I am using hmmbuild to build a HMM with 89 domains, and searching all arabidopsis proteins against the 89 domains using hmmsearch :

hmmsearch -Z 2000000 --domZ 89 --cpu 20 -o output.hmmsearch.txt stockholm89.hmm at_pep

It just cost less than 2 minutes to finish the search.

To speed this search, only 1300 interesting proteins were selected to perform the searching using the same command. But it takes about 20minutes.

I use the latest version of HMMER. Does any known the problem about it? Is it a bug for the hmmsearch program?

Thanks

software error • 3.3k views

ADD COMMENT • link updated 9.0 years ago by Biostar 20 • written 9.4 years ago by kentnf ▴ 10

0

Entering edit mode

Are you saying that this took 2 minutes:

hmmsearch -Z 2000000 --domZ 89 --cpu 20 -o output.hmmsearch.txt stockholm89.hmm at_pep_N_seqs

While this took 20 minutes:

hmmsearch -Z 2000000 --domZ 89 --cpu 20 -o output.hmmsearch.txt stockholm89.hmm at_pep_1300_seqs

While at_pep_1300_seqs is a subset of 1,300 sequences from X sequences of at_pep_N_seqs? If yes, that sounds really weird.
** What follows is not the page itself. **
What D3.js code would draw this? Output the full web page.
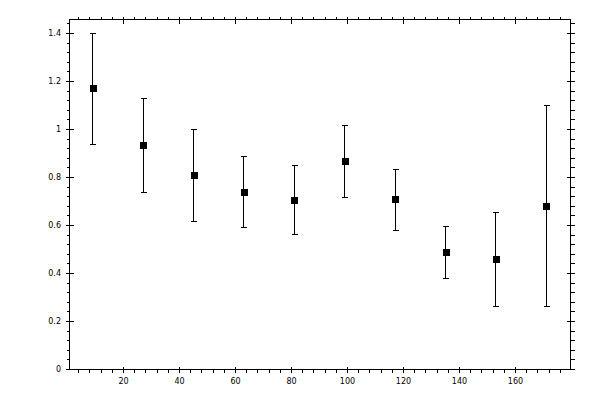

BTW, if you have enough RAM and fast I/O then the below can be a lot faster than what you're doing. Split the input file into 20 parts and then (GNU parallel has to be in $PATH):

function hmmer() {
    n=$(basename "$1")
    hmmsearch -Z 2000000 --domZ 89 --cpu 1 -o $1.output.hmmsearch.txt stockholm89.hmm $1
}

export -f hmmer
find /where/the/split/files/are/ -maxdepth 1 -type f -name "*specific2splitFiles" | parallel -j 20 hmmer {}

ADD REPLY • link 9.0 years ago by 5heikki 11k